Many of the smallholders Felda claims to represent have even accused it of stealing from them, by systematically under-pricing the fruit they are obliged to sell to it. Thousands have launched legal action against the company, in one case winning a multi-million dollar settlement.

The real anger felt by some Malaysian smallholders towards the EU is understandable, but misplaced. They are not responsible for the environmental damage cause by oil palm expansion. Smallholders, particularly those replanting old, established plantations like the Felda settlers, have an environmental footprint that pales in comparison to that of the large-scale, corporate plantations that dominate the industry.

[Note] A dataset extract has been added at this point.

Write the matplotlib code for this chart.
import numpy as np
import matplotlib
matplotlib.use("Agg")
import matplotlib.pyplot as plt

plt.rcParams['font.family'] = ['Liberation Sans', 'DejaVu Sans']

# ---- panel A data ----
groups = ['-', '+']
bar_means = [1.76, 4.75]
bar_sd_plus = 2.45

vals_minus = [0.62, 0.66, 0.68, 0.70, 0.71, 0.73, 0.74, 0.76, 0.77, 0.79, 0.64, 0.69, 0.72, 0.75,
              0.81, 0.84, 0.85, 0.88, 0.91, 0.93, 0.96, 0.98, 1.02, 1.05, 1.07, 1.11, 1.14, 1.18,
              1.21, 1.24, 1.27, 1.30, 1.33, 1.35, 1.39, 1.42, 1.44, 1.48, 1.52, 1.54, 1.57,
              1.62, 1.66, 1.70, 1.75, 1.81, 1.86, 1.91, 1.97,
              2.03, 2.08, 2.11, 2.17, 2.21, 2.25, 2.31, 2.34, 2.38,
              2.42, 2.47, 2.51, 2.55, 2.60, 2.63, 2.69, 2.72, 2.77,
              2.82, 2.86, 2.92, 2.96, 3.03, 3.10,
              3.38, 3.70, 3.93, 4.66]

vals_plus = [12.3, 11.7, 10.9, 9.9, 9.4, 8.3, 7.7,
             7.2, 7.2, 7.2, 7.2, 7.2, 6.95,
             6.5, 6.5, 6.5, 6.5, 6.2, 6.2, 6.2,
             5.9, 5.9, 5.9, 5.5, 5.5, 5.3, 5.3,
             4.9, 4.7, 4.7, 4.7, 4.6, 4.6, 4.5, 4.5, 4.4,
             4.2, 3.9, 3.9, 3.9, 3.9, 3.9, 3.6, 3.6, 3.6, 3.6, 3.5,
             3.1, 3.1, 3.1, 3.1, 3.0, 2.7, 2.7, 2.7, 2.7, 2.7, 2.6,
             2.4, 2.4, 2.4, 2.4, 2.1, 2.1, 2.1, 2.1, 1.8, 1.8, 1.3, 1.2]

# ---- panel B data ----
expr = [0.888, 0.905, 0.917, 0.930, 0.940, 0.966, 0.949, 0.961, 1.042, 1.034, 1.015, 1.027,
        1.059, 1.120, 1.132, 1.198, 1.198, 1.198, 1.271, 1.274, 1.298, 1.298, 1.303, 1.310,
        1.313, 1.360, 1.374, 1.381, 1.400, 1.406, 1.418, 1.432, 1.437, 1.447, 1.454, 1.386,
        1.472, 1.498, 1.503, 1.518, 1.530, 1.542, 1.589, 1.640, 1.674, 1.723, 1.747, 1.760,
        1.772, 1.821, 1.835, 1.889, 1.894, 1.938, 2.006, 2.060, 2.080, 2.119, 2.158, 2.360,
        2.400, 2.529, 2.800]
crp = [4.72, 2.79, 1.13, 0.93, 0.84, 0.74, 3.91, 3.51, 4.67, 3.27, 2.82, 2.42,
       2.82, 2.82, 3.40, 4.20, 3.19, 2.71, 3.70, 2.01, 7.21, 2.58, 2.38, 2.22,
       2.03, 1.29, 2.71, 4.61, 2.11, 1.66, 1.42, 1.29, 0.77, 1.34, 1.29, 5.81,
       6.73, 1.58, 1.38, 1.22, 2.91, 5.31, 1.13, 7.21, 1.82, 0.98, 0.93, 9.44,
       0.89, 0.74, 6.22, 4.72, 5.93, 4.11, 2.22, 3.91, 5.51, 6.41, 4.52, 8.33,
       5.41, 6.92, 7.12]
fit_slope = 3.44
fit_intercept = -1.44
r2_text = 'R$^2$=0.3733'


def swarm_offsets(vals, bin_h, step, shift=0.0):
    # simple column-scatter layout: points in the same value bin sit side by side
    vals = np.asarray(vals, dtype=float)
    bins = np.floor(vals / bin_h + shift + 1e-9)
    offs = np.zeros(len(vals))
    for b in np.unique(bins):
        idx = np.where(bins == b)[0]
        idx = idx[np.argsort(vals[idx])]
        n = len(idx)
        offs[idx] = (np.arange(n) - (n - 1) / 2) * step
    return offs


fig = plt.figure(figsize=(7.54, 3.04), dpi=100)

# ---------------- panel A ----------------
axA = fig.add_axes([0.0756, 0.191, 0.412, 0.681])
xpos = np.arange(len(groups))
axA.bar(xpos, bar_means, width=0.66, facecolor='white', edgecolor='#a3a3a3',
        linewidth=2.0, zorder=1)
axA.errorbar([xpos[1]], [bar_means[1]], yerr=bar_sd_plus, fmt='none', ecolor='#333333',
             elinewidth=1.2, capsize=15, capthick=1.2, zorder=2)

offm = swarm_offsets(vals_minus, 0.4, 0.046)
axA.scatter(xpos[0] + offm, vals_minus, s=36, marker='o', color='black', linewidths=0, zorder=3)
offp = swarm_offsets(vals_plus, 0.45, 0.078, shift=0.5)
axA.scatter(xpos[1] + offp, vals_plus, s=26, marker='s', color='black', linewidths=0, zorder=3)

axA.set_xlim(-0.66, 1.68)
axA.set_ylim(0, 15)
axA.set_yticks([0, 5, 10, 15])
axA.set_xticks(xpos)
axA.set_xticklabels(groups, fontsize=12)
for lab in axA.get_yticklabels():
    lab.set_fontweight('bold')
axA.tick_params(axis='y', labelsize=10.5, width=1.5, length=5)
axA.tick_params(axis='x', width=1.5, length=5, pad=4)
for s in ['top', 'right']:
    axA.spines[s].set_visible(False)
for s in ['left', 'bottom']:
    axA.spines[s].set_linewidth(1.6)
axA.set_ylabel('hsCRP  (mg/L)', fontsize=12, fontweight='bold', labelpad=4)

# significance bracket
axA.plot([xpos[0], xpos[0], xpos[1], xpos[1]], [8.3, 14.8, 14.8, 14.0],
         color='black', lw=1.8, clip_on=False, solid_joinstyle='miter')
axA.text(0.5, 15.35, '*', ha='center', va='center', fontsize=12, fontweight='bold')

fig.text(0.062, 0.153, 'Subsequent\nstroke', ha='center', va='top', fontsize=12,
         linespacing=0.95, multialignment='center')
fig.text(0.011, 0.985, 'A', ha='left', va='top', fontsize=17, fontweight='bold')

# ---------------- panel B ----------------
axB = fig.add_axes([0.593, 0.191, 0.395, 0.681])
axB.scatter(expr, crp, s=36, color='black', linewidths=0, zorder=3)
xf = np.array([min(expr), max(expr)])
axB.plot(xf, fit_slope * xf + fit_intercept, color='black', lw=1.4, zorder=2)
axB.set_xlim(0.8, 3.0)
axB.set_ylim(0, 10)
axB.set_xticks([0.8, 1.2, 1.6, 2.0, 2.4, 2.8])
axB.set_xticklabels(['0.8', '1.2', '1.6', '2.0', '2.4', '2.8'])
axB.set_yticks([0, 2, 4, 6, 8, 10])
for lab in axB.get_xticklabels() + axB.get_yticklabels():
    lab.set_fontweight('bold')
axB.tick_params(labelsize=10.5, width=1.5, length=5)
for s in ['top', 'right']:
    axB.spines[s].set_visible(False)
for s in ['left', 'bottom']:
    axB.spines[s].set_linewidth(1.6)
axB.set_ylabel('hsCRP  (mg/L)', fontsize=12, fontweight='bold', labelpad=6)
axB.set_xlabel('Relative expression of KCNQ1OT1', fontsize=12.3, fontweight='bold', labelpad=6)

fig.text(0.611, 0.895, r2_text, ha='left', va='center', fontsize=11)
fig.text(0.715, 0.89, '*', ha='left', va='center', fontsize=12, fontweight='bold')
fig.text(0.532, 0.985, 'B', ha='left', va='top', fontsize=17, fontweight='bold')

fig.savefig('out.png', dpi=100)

FGV subsidiary PT Temila Agro Abadi allegedly clearing peatland January 1, 2017 to April 22, 2017. Photo: Aidenvironment

It is large corporations, draining peatlands and bulldozing and burning thousands of hectares of forest, that have forced the EU’s hand. In moving away from supporting farmers and into large-scale projects, Felda has joined their ranks. In April 2017, the NGO Aidenvironment published an analysis showing how Indonesian Felda subsidiary PT Temila Agro Abadi had cleared and begun draining hundreds of hectares of peatland. Just a year earlier, President Joko Widodo had issued an instruction banning the clearance of peat.

It is precisely these carbon-rich ecosystems, and the encroachment of plantation firms onto them, that have made the use of oil palm in renewable energies farcical. If it really wants to help smallholders, the Malaysian government would do better to rein in the destructive and corrupt practices of Felda than rail at the EU.